DJ-Kicks

Modeselektor

!K7 – 2025
par Simon, le 27 octobre 2025
5

Chroniquer cette énième compilation de la série historique DJ-Kicks nous pose directement la question à un million d'euros : qui en a encore quelque chose à branler d'écouter Modeselektor sur ce genre de format ? Car s'il y a bien un modèle qui a pris un sacré coup de vieux en dix ans, c'est bien celui de la compilation mixée. On ne se refait pas, les vieux cons que nous sommes déploreront sans doute la disparition d'une époque bénie où des labels de référence confiaient leur catalogue à un ponte du genre pour mettre leurs dernières références en situation presque live, où des institutions (Fabric, DJ-Kicks, At The Controls, Balance) mettaient en avant les producteurs les plus en vue pour continuer d'asseoir leur position privilégiée de faiseurs de tendances.

Inutile de dire que de tout ça il ne reste rien, ou presque. On devrait utiliser un jour de congé complet pour lister l'ensemble des raisons qui ont amené au désintérêt pour ce-format mais, comme nous, vous avez déjà probablement une bonne idée sur la question : le streaming, vidéo puis audio et la multiplication des sources disponibles ont fini d'achever un modèle que certains pensaient fait pour durer mille ans. Pourtant, aucune de ces raisons ne sauraient nous enlever l'idée de la tête que ce format hybride était l'un des meilleurs de sa génération. Tout comme son grand frère le dj set, l'exercice de la compilation mixée pouvait maladroitement aboutir sur une enfilade de titres qui ne feront pas date en dehors d'eux-même mais les plus perspicaces d'entre vous le savent, certaines références résonnent encore comme des gigantesques moments de gloire.

C'est exactement là que le format possédait un véritable facteur x, dans sa proposition incertaine entre ce qui ne sera jamais vraiment un album ni totalement un dj set ou une mixtape. Une sorte d'expérience de club (ou non) transfigurée dans le confort d'un salon ou d'une paire d'écouteurs, qui pouvait prendre tout son temps, éventuellement tous les risques, pour amener la personnalité de son auteur à dire quelque chose d'autre, à amener ses influences au devant de la scène. On devrait probablement prendre un deuxième jour de congé pour lister les efforts les plus épiques proposés par le genre, mais qui n'a pas frémi - et frémit encore aujourd'hui – devant le Please Please Please de Tobias Thomas, le DJ-Kicks de Tiga, le Balance de Joris Voorn, le At The Controls de James Holden ou encore le Fabric d'Audion, d'Ivan Smagghe, de Marcus Intalex, de Shackleton ou de M.A.N.D.Y.. Au-delà de l'affirmation, on pourrait véritablement citer des dizaines de sélections qui foutent les poils mais si on vous parle de tout ça avec une pointe d'émotion, c'est que c'est tout ce que ce DJ-Kicks de Modeselektor ne sera pas.
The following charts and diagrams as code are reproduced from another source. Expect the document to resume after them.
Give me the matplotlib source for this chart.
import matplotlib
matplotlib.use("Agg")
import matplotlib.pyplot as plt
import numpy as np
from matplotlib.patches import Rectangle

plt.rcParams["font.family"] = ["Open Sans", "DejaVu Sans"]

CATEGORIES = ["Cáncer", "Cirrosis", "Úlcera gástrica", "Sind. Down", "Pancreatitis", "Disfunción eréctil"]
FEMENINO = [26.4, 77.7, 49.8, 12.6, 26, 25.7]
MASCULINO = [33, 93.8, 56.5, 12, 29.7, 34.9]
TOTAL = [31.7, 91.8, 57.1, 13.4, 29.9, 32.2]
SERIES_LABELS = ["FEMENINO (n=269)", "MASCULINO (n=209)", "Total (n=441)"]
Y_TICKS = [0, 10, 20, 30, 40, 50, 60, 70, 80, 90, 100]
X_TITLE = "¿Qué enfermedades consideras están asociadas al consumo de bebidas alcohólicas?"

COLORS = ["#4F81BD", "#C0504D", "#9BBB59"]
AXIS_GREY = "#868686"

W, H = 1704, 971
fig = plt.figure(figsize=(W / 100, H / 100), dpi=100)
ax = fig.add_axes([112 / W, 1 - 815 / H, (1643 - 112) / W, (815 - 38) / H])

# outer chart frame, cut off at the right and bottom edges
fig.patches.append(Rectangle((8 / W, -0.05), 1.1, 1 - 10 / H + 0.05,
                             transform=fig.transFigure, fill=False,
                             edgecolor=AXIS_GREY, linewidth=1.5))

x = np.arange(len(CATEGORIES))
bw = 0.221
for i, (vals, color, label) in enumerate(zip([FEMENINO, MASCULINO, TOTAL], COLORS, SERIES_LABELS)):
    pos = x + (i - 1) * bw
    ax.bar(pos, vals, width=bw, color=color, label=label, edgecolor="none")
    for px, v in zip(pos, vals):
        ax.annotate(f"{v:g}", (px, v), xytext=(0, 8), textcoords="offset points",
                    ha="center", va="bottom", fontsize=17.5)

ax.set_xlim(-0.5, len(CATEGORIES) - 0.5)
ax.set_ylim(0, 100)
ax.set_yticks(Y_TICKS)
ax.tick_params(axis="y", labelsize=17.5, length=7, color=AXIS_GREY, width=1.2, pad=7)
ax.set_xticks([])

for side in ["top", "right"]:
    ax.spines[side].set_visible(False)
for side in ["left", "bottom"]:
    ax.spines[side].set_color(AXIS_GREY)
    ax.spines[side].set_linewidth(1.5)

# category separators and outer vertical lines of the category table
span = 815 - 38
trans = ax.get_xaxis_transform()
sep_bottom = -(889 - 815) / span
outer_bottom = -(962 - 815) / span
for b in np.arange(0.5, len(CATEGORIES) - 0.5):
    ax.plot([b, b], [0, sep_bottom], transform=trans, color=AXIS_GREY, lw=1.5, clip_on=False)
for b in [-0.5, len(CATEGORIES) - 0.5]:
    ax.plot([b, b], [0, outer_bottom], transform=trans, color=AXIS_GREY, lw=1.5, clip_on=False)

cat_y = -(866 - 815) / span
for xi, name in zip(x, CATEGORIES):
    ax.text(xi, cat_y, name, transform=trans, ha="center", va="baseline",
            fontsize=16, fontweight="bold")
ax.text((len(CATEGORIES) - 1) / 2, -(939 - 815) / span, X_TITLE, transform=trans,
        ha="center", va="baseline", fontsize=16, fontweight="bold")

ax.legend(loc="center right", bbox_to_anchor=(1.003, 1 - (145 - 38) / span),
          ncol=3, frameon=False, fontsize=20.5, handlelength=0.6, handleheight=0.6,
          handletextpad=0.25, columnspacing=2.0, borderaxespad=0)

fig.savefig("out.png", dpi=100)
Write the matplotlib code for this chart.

On rassurera directement la foule en colère (et on évitera de se prendre tous les fanboys un peu benêts du duo), il n'y a absolument rien de mal fait ici. C'est même plutôt joli dans l'ensemble, ça joue forcément sur les forces des Allemands, à savoir des tracks léchées et précises, chaque fois prises entre plusieurs feux qui vont toujours de la techno berlinoise aux élans electro romantico-synthétiques, en passant par la bass music et les choses percussives. C'est tout propre et tout lisse comme du Modeselektor, ça ne souffre d'aucune faute de goût sinon celle de ne rien provoquer. C'est d'ailleurs là toute la tristesse de l'exercice, car qui mieux que ces deux darons pouvaient incarner la prise de risque dans cet exercice (ils l'avaient par ailleurs déjà prouvé au travers de leur Boogybytes en 2007), aller chercher le narratif dans leur univers sonore, la progression voire même la transgression.

A la place, on a droit à deux blocs bien distincts : une introduction qui annonce un contenu qui serait le bon résumé de tout le caractère hybride de Modeselektor/Moderat, une interlude via un track de Beirut qui marque bien la césure au milieu pour enchaîner sur une deuxième partie qui passe de la deuxième à la quatrième vitesse sans transition. Ça se raidit, ça accélère un poil mais ça n'a même pas finalement ce mérite d'être simplement extatique. En un mot comme en cent, Modeselektor déroule toute sa palette sans jamais séduire vraiment. Ils sont là, assument leur statut de patrons fainéants – calant ici et là de rares titres dont on se souviendra dans deux semaines - sans jamais dépasser la ligne qui leur aurait permis, à défaut de réécrire l'histoire, de redonner vie à un format qui le demandait tellement. Un coup dans l'eau.